Global fund managers have reduced their investment weight in U.S. stocks by the largest margin ever recorded. The erratic tariff policies of U.S. President Donald Trump and negative economic outlooks for the U.S. have caused capital to exit the U.S. stock market. Instead, funds are moving outside the U.S., increasing investment weight in European assets, deepening the ongoing downward adjustment in the U.S. stock market.


Investors Packing Up in the US... US Stock Allocation Sees Largest Drop Ever in March

According to the Financial Times (FT) on the 18th (local time), a recent survey conducted by Bank of America (BoA) targeting 171 fund managers (managing assets worth $477 billion) showed that investors' investment weight in U.S. stocks dropped by 40 percentage points from 17% 'Overweight' in February to 23% 'Underweight' in March.

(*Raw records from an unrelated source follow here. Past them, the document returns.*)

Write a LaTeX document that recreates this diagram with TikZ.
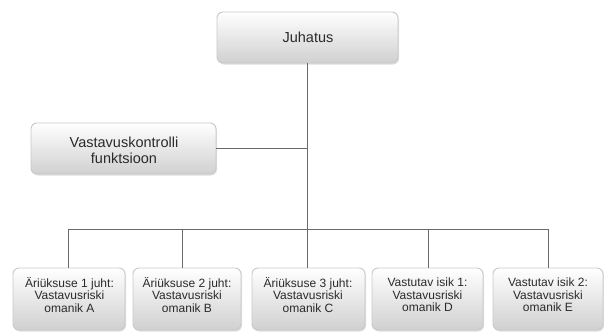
\documentclass[tikz,border=0pt]{standalone}
\usepackage{fontspec}
\setmainfont{Liberation Sans}
\usetikzlibrary{shadows,calc}
\definecolor{linegray}{HTML}{6A6A6A}
\definecolor{boxborder}{HTML}{C8C8C8}
\definecolor{boxbottom}{HTML}{D0D0D0}
\definecolor{txtgray}{HTML}{2A2A2A}
\begin{document}
\begin{tikzpicture}[x=1pt,y=-1pt,
  orgbox/.style={draw=boxborder, line width=0.9pt, rounded corners=6pt,
    top color=white, bottom color=boxbottom,
    drop shadow={opacity=0.25, shadow xshift=1pt, shadow yshift=-1.5pt},
    inner sep=0pt},
  boxtext/.style={text=txtgray, align=center, inner sep=0pt},
  conn/.style={draw=linegray, line width=0.9pt}]
\useasboundingbox (0,0) rectangle (604,332);

% top boxes
\node[orgbox, minimum width=181pt, minimum height=51pt] (J) at (307.5,37.5) {};
\node[boxtext, font=\fontsize{14.5}{16}\selectfont] (Jt) at (308,37.5) {Juhatus};
\node[orgbox, minimum width=185pt, minimum height=51pt] (V) at (123.5,148.5) {};
\node[boxtext, font=\fontsize{14.5}{16}\selectfont] (Vt) at (124,150) {Vastavuskontrolli\\funktsioon};

% bottom boxes
\node[orgbox, minimum width=112pt, minimum height=62pt] (b1) at (69,299) {};
\node[orgbox, minimum width=108pt, minimum height=62pt] (b2) at (187,299) {};
\node[orgbox, minimum width=113pt, minimum height=62pt] (b3) at (308.5,299) {};
\node[orgbox, minimum width=111pt, minimum height=62pt] (b4) at (427.5,299) {};
\node[orgbox, minimum width=110pt, minimum height=62pt] (b5) at (548,299) {};

\begin{scope}[every node/.style={boxtext, font=\fontsize{12}{12.5}\selectfont}]
\node (t1) at (69.5,295) {Äriüksuse 1 juht:\\Vastavusriski\\omanik A};
\node (t2) at (187,295) {Äriüksuse 2 juht:\\Vastavusriski\\omanik B};
\node (t3) at (308,295) {Äriüksuse 3 juht:\\Vastavusriski\\omanik C};
\node (t4) at (427.5,295) {Vastutav isik 1:\\Vastavusriski\\omanik D};
\node (t5) at (548,295) {Vastutav isik 2:\\Vastavusriski\\omanik E};
\end{scope}

% connectors
\coordinate (hm) at (307.5,229);
\coordinate (hl) at (68,229);
\coordinate (h2) at (182,229);
\coordinate (h4) at (428,229);
\coordinate (hr) at (548,229);
\draw[conn] (J.south) -- (hm);
\draw[conn] (V.east) -- (V.east -| hm);
\draw[conn] (hl) -- (hr);
\draw[conn] (hl) -- (hl |- b1.north);
\draw[conn] (h2) -- (h2 |- b2.north);
\draw[conn] (hm) -- (hm |- b3.north);
\draw[conn] (h4) -- (h4 |- b4.north);
\draw[conn] (hr) -- (hr |- b5.north);
\end{tikzpicture}
\end{document}
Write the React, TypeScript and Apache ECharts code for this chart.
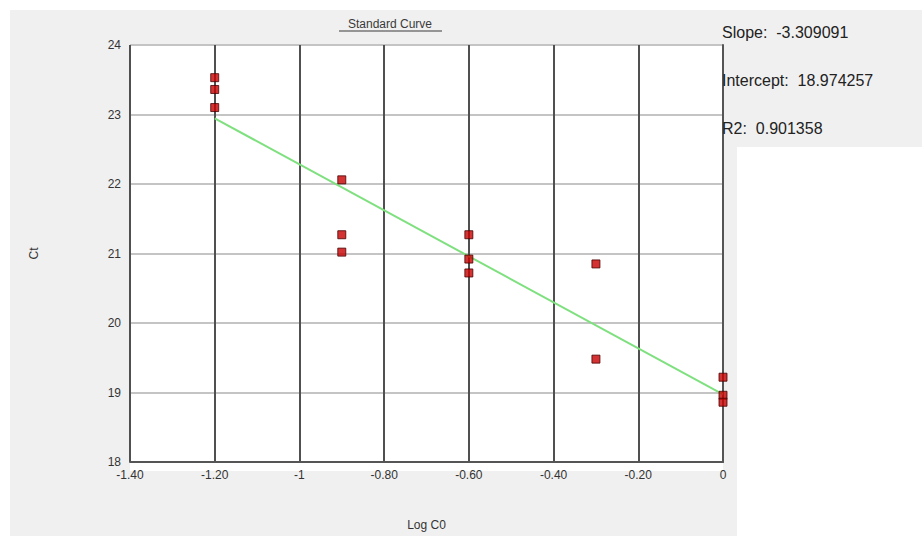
import React, { useEffect, useRef } from "react";
import * as echarts from "echarts";

const xTickLabels = ["-1.40", "-1.20", "-1", "-0.80", "-0.60", "-0.40", "-0.20", "0"];
const yTickLabels = ["18", "19", "20", "21", "22", "23", "24"];

const logC0 = [-1.2, -1.2, -1.2, -0.9, -0.9, -0.9, -0.6, -0.6, -0.6, -0.3, -0.3, 0, 0, 0];
const ctValues = [23.53, 23.36, 23.1, 22.06, 21.27, 21.02, 21.27, 20.92, 20.72, 20.85, 19.48, 19.22, 18.96, 18.86];

const fitX = [-1.2, 0];
const fitY = [22.945, 18.974];

const statLabels = ["Slope:  -3.309091", "Intercept:  18.974257", "R2:  0.901358"];

const FONT = "'Liberation Sans', Arial, sans-serif";

export default function App() {
  const ref = useRef<HTMLDivElement>(null);
  useEffect(() => {
    if (!ref.current) return;
    const chart = echarts.init(ref.current, null, { renderer: "svg" });
    const points = logC0.map((x, i) => [x, ctValues[i]]);
    const fit = fitX.map((x, i) => [x, fitY[i]]);
    chart.setOption({
      animation: false,
      backgroundColor: "#ffffff",
      textStyle: { fontFamily: FONT },
      grid: {
        left: 130,
        top: 45,
        width: 593,
        height: 426,
        show: false,
      },
      graphic: [
        { type: "rect", z: -100, silent: true, shape: { x: 10, y: 10, width: 727, height: 526 }, style: { fill: "#f0f0f0" } },
        { type: "rect", z: -100, silent: true, shape: { x: 718, y: 10, width: 204, height: 137 }, style: { fill: "#f0f0f0" } },
        { type: "rect", z: -90, silent: true, shape: { x: 130, y: 45, width: 593, height: 426 }, style: { fill: "#ffffff" } },
        {
          type: "text",
          z: 10,
          x: 390,
          y: 24,
          style: { text: "Standard Curve", fill: "#3a3a3a", font: `12px ${FONT}`, align: "center", verticalAlign: "middle" },
        },
        { type: "line", z: 10, shape: { x1: 339, y1: 31, x2: 442, y2: 31 }, style: { stroke: "#3a3a3a", lineWidth: 1 } },
        ...statLabels.map((t, i) => ({
          type: "text",
          z: 10,
          x: 722,
          y: 32 + i * 48,
          style: { text: t, fill: "#222", font: `16px ${FONT}`, align: "left", verticalAlign: "middle" },
        })),
      ],
      xAxis: {
        type: "value",
        min: -1.4,
        max: 0,
        interval: 0.2,
        name: "Log C0",
        nameLocation: "middle",
        nameGap: 57,
        nameTextStyle: { color: "#333", fontSize: 12 },
        axisLine: { show: true, onZero: false, lineStyle: { color: "#555", width: 2 } },
        axisTick: { show: false },
        axisLabel: {
          color: "#333",
          fontSize: 12,
          margin: 7,
          formatter: (v: number) => xTickLabels[Math.round((v + 1.4) / 0.2)] ?? "",
        },
        splitLine: { show: true, lineStyle: { color: "#505050", width: 2 } },
      },
      yAxis: {
        type: "value",
        min: 18,
        max: 24,
        interval: 1,
        name: "Ct",
        nameLocation: "middle",
        nameGap: 90,
        nameTextStyle: { color: "#333", fontSize: 12 },
        axisLine: { show: true, lineStyle: { color: "#555", width: 2 } },
        axisTick: { show: false },
        axisLabel: {
          color: "#333",
          fontSize: 12,
          margin: 9,
          formatter: (v: number) => yTickLabels[Math.round(v - 18)] ?? "",
        },
        splitLine: { show: true, lineStyle: { color: "#c4c4c4", width: 2 } },
      },
      series: [
        {
          type: "line",
          data: fit,
          symbol: "none",
          lineStyle: { color: "#7fe07f", width: 2 },
          z: 3,
        },
        {
          type: "scatter",
          data: points,
          symbol: "rect",
          symbolSize: 8,
          itemStyle: { color: "#c80000", borderColor: "#4a0000", borderWidth: 1 },
          z: 4,
        },
      ],
    });
    return () => chart.dispose();
  }, []);
  return (
    <div
      ref={ref}
      style={{ position: "fixed", left: 0, top: 0, width: 922, height: 536 }}
    />
  );
}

Investor sentiment toward the U.S. stock market also worsened this month. According to BoA, the March FMS investor sentiment index fell 2.6 points from 6.4 in the previous month to 3.8, marking the lowest level in seven months. Concerns about stagflation (rising prices amid economic stagnation), the outbreak of a global trade war, and the end of U.S. exceptionalism (strength in the U.S. stock market) have frozen investor sentiment. In fact, about 70% of investors judged that the 'U.S. exceptionalism' theme, which lifted the S&P and Nasdaq indices to record highs in the weeks following President Trump's election victory, had reached its peak.


BoA's senior investment strategist Elias Gallo said, "At the beginning of this year, investors were all fervent bulls, but they are ending the winter as bears," adding, "Everyone had a bullish outlook on the U.S., but that outlook has weakened considerably."


Global fund managers filled the gap left by U.S. stocks with European stocks. Investment allocation to Eurozone (20 countries using the euro) stocks surged 27 percentage points this month, reaching the highest level since July 2021. BoA noted that this is the most rapid capital shift from the U.S. to Europe since BoA began tracking related data in 1999.


Investors participating in the survey were particularly negative on technology stocks. Accordingly, they shifted to a 12% underweight position in technology stocks. Cash levels in portfolios slightly increased to 4.1%, but bond allocations decreased somewhat. This suggests that funds exiting U.S. stocks are not flowing into bonds.


Michael Metcalf, Chief Macro Strategist at State Street, interpreted this change as "more of a rebalancing than risk aversion."